Argentina’s shale province has been touted for years as the next Permian that would make the South American country a net exporter of energy after decades of import dependence.
The Vaca Muerta shale basin is estimated to be the world’s second-largest shale gas deposit and the fourth-biggest resource of shale oil. However, Argentina’s perennial economic crisis and capital and currency controls in the past decade have deterred major investments in the top shale region.
The election of the new libertarian and business-friendly president, Javier Milei, has started to turn the fortunes for Vaca Muerta and its operators. The president has enacted market reforms to encourage large-scale and foreign investments into the energy sector, hoping that oil and gas exports would bring in billions of U.S. dollars to Argentina’s depleted foreign currency reserves.
Oil and gas production in Vaca Muerta has jumped in recent months and the country is now looking at the next step of the resource boom—exporting its huge hydrocarbon resources.
Vaca Muerta—Spanish for ‘dead cow’—has been dubbed the Argentinian Permian, although its geologic properties have been compared more appropriately to the Eagle Ford.
The shale play in the Neuquen province is estimated to hold recoverable resources consisting of 16 billion barrels of oil and 308 trillion cubic feet of natural gas. Those numbers make the Vaca Muerta the world’s second-largest shale gas deposit and the fourth-biggest shale oil resource.
In recent years, Argentina has seen a boom in the number of fracking wells in Vaca Muerta. This year, the monthly number of wells has topped 1,500 for the first time ever, as companies are expanding drilling amid friendlier and free-market policies introduced by the new government. Natural gas production has surged so far this year, according to data from consultancy Aleph Energy cited by Reuters.
Oil production in Vaca Muerta has also soared, quadrupling over the past five years, from less than 90,000 barrels per day (bpd) to almost 400,000 bpd now.
Free Market Reforms
Companies are also boosting their presence in the region due to the more business-friendly investment environment.
The government of President Milei has pushed for new legislation, the so-called Large Investment Incentive Regime – or RIGI, by its Spanish initials – offering tax breaks and other incentives for major investors in the South American country.
Argentina’s market deregulation efforts are expected to raise the energy investments in the country by about $2.5 billion to $15 billion next year, officials have said.

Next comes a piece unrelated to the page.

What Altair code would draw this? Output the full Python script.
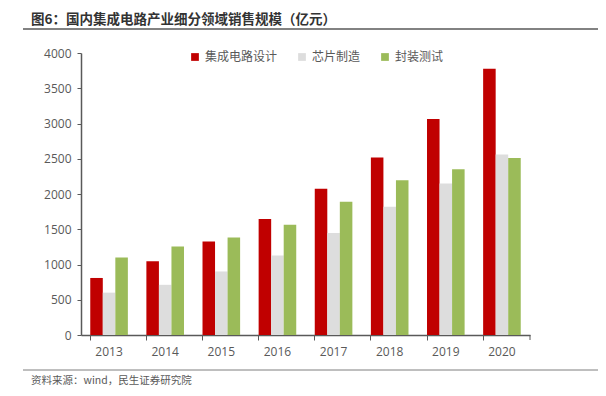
import altair as alt
import pandas as pd

years = ["2013", "2014", "2015", "2016", "2017", "2018", "2019", "2020"]
series = ["集成电路设计", "芯片制造", "封装测试"]
design = [809, 1047, 1325, 1644, 2073, 2519, 3064, 3778]
manufacture = [601, 712, 901, 1127, 1448, 1818, 2149, 2560]
packaging = [1099, 1256, 1384, 1564, 1889, 2194, 2350, 2510]
colors = ["#C00000", "#DDDDDD", "#9BBB59"]

title_text = "图6：国内集成电路产业细分领域销售规模（亿元）"
source_text = "资料来源：wind，民生证券研究院"

rows = []
for vals, s in zip([design, manufacture, packaging], series):
    for y, v in zip(years, vals):
        rows.append({"year": y, "series": s, "value": v})
df = pd.DataFrame(rows)

W, H = 449, 282
FONT = "Noto Sans CJK SC"

bars = alt.Chart(df).mark_bar().encode(
    x=alt.X("year:N", title=None, sort=years,
            scale=alt.Scale(paddingInner=0.33, paddingOuter=0.165),
            axis=alt.Axis(labelAngle=0, bandPosition=0, tickSize=5, labelPadding=6,
                          labelFontSize=12, labelColor="#595959", labelFont="Open Sans",
                          domainColor="#595959", tickColor="#595959")),
    xOffset=alt.XOffset("series:N", sort=series),
    y=alt.Y("value:Q", title=None,
            scale=alt.Scale(domain=[0, 4000]),
            axis=alt.Axis(values=list(range(0, 4001, 500)), format="d", tickSize=4, labelPadding=6,
                          grid=False, labelFontSize=12, labelColor="#595959",
                          labelFont="Open Sans", domainColor="#595959", tickColor="#595959")),
    color=alt.Color("series:N", sort=series,
                    scale=alt.Scale(domain=series, range=colors),
                    legend=alt.Legend(title=None, orient="none", direction="horizontal",
                                      legendX=108, legendY=-2, symbolType="square",
                                      symbolSize=60, symbolStrokeWidth=0,
                                      labelFontSize=12, labelColor="#595959", labelFont=FONT,
                                      columnPadding=18, symbolOffset=0, labelOffset=4)),
)

end_tick = alt.Chart(pd.DataFrame({"a": [0]})).mark_rule(color="#595959").encode(
    x=alt.value(W), y=alt.value(H), y2=alt.value(H + 5))

title_mark = alt.Chart(pd.DataFrame({"t": [title_text]})).mark_text(
    align="left", baseline="middle", fontSize=13.5, fontWeight="bold",
    color="#333333", font=FONT).encode(
    text="t:N", x=alt.value(-50), y=alt.value(-33))

title_line = alt.Chart(pd.DataFrame({"a": [0]})).mark_rule(color="#595959", strokeWidth=1.5).encode(
    x=alt.value(-58), x2=alt.value(519), y=alt.value(-24))

foot_line = alt.Chart(pd.DataFrame({"a": [0]})).mark_rule(color="#7F7F7F", strokeWidth=1).encode(
    x=alt.value(-58), x2=alt.value(519), y=alt.value(317))

foot_text = alt.Chart(pd.DataFrame({"t": [source_text]})).mark_text(
    align="left", baseline="middle", fontSize=10.5, color="#595959", font=FONT).encode(
    text="t:N", x=alt.value(-50), y=alt.value(328))

chart = alt.layer(bars, end_tick, title_mark, title_line, foot_line, foot_text).properties(
    width=W, height=H,
    autosize=alt.AutoSizeParams(type="none"),
    padding={"left": 73, "top": 45, "right": 68, "bottom": 53},
).configure_view(stroke=None).configure_axis(domainWidth=1.5)

chart.save("out.html", embed_options={"renderer": "svg", "actions": False})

Thanks to the RIGI investment regime, Argentina expects a combined $30 billion in energy investments in 2025 and 2026.
The energy sector saw the highest oil production in 15 years in the first half of 2024, as well as the highest natural gas output in 17 years over the same period.
As a result, Argentina has been posting monthly energy trade surpluses this year and is on track to book a rare surplus in energy trade for the full year 2024.
Argentina’s energy trade surplus widened further in September, Brazil-based bank Itau said in a note last week. The rolling 12-month surplus reached $4.7 billion in September, up from a surplus of $4.2 billion in the previous month. In the third quarter of 2024, Argentina’s energy imports plummeted by 33.5% year-over-year, while oil exports rose by 26.2% y-o-y in the same period, the bank’s analysts noted.
Exports Powerhouse
Vaca Muerta is vital to Argentina’s plans to become a significant oil and gas exporter at a time when supply concerns about exports from other regions, most notably the Middle East and Russia, are upending global trade flows.
Vaca Muerta operators are boosting production.
CEPH, Argentina’s oil and gas industry association, expects oil output to top 1 million bpd by 2030, from about 400,000 bpd now.
Independent producer Vista Energy, the second-biggest shale producer in Argentina, plans to invest around $1.1 billion in Vaca Muerta.
“In 2012, Vaca Muerta was for believers. Today, Vaca Muerta is for engineers,” the company’s founder and CEO Miguel Galuccio told Reuters last month, referring to the production gains operators can achieve from the shale play.
Supertankers could begin docking in Argentina to load oil from the country’s shale patch after a pipeline is set to connect Vaca Muerta with a terminal at Punta Colorada port capable of handling the so-called very large crude carriers (VLCCs).
Argentina is also moving a step closer to exporting LNG and monetizing its huge resource in Vaca Muerta after maritime LNG infrastructure firm Golar LNG signed a 20-year deal with Pan American Energy (PAE) for the deployment of a Floating Liquefied Natural Gas (FLNG) vessel in Argentina.
However, infrastructure development, especially of gas pipelines, is lagging behind and needs a boost so that Argentina can realize the huge potential of its shale play.
Due to the dire state of Argentinian state finances, the government is unwilling to pour public finances into infrastructure to support exports, but its business-friendly policies could incentivize private investment into oil and gas pipelines and export terminals.
Vaca Muerta’s potential is huge, Miguel Galuccio, founder of Vista Energy, a company focused on the shale play, told the Financial Times.
“We’ve proven the quality of Vaca Muerta’s formation is second to none, [even greater] than the US’s Permian Basin,” Galuccio told FT.